Exercise objective: Reproduce exactly, with no pictures, each line from the opening of the material down through the line containing "(s11) at (801,166)".

Collected data:
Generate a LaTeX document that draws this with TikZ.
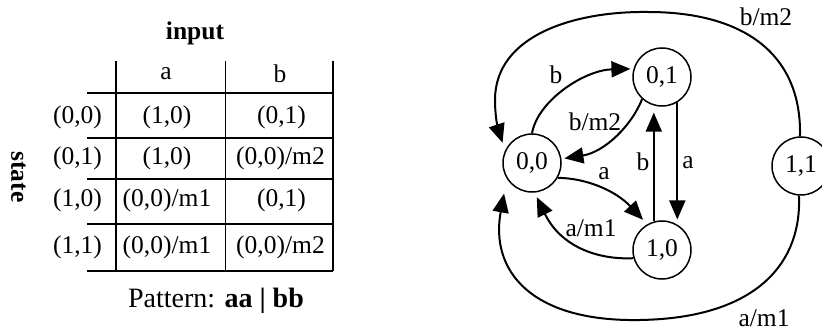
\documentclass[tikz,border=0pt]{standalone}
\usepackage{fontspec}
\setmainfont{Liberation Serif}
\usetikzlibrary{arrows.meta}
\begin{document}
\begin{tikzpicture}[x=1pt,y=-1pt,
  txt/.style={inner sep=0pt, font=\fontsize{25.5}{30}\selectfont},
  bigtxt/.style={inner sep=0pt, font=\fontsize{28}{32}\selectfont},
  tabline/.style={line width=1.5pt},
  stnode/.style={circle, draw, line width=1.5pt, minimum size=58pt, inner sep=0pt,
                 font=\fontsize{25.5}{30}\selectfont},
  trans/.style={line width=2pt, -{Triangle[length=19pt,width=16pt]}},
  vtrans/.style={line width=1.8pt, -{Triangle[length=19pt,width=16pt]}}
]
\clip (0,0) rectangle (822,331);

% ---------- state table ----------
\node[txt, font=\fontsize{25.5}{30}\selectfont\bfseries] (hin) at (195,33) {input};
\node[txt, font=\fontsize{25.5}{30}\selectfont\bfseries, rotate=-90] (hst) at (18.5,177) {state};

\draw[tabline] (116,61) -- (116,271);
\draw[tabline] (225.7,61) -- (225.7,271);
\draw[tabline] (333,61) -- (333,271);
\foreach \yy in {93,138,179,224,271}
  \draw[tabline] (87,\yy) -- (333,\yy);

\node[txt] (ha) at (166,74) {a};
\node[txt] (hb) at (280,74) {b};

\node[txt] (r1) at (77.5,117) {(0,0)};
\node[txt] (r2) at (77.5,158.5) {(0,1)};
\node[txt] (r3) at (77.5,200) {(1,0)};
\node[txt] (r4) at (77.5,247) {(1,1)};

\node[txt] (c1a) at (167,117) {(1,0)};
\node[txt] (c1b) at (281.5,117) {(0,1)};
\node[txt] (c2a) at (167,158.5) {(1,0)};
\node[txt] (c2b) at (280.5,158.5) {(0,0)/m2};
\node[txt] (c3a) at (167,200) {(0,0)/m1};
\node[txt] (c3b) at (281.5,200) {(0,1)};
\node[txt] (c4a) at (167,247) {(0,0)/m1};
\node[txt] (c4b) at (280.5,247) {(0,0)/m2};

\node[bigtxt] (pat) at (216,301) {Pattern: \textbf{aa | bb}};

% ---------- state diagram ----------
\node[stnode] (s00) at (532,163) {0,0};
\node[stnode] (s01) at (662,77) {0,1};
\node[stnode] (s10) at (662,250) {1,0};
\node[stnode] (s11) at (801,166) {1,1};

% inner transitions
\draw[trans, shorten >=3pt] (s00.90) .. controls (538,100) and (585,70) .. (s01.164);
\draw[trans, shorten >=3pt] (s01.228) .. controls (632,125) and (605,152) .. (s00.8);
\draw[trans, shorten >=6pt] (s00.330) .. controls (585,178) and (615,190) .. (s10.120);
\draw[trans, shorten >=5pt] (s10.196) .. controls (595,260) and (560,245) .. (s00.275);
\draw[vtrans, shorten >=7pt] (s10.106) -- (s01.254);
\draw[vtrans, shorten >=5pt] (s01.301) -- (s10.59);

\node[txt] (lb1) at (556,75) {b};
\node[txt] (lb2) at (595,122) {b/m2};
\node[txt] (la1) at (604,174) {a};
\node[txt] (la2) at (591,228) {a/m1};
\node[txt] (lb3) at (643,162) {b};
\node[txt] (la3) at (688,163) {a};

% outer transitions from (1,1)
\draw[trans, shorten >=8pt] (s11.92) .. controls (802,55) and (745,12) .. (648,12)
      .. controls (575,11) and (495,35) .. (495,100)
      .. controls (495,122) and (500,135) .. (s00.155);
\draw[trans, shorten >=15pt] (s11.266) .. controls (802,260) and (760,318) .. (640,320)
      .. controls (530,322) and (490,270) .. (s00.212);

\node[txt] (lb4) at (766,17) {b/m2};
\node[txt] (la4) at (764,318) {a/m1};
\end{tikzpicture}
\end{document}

Written answer:
Generate a LaTeX document that draws this with TikZ.
\documentclass[tikz,border=0pt]{standalone}
\usepackage{fontspec}
\setmainfont{Liberation Serif}
\usetikzlibrary{arrows.meta}
\begin{document}
\begin{tikzpicture}[x=1pt,y=-1pt,
  txt/.style={inner sep=0pt, font=\fontsize{25.5}{30}\selectfont},
  bigtxt/.style={inner sep=0pt, font=\fontsize{28}{32}\selectfont},
  tabline/.style={line width=1.5pt},
  stnode/.style={circle, draw, line width=1.5pt, minimum size=58pt, inner sep=0pt,
                 font=\fontsize{25.5}{30}\selectfont},
  trans/.style={line width=2pt, -{Triangle[length=19pt,width=16pt]}},
  vtrans/.style={line width=1.8pt, -{Triangle[length=19pt,width=16pt]}}
]
\clip (0,0) rectangle (822,331);

% ---------- state table ----------
\node[txt, font=\fontsize{25.5}{30}\selectfont\bfseries] (hin) at (195,33) {input};
\node[txt, font=\fontsize{25.5}{30}\selectfont\bfseries, rotate=-90] (hst) at (18.5,177) {state};

\draw[tabline] (116,61) -- (116,271);
\draw[tabline] (225.7,61) -- (225.7,271);
\draw[tabline] (333,61) -- (333,271);
\foreach \yy in {93,138,179,224,271}
  \draw[tabline] (87,\yy) -- (333,\yy);

\node[txt] (ha) at (166,74) {a};
\node[txt] (hb) at (280,74) {b};

\node[txt] (r1) at (77.5,117) {(0,0)};
\node[txt] (r2) at (77.5,158.5) {(0,1)};
\node[txt] (r3) at (77.5,200) {(1,0)};
\node[txt] (r4) at (77.5,247) {(1,1)};

\node[txt] (c1a) at (167,117) {(1,0)};
\node[txt] (c1b) at (281.5,117) {(0,1)};
\node[txt] (c2a) at (167,158.5) {(1,0)};
\node[txt] (c2b) at (280.5,158.5) {(0,0)/m2};
\node[txt] (c3a) at (167,200) {(0,0)/m1};
\node[txt] (c3b) at (281.5,200) {(0,1)};
\node[txt] (c4a) at (167,247) {(0,0)/m1};
\node[txt] (c4b) at (280.5,247) {(0,0)/m2};

\node[bigtxt] (pat) at (216,301) {Pattern: \textbf{aa | bb}};

% ---------- state diagram ----------
\node[stnode] (s00) at (532,163) {0,0};
\node[stnode] (s01) at (662,77) {0,1};
\node[stnode] (s10) at (662,250) {1,0};
\node[stnode] (s11) at (801,166) {1,1};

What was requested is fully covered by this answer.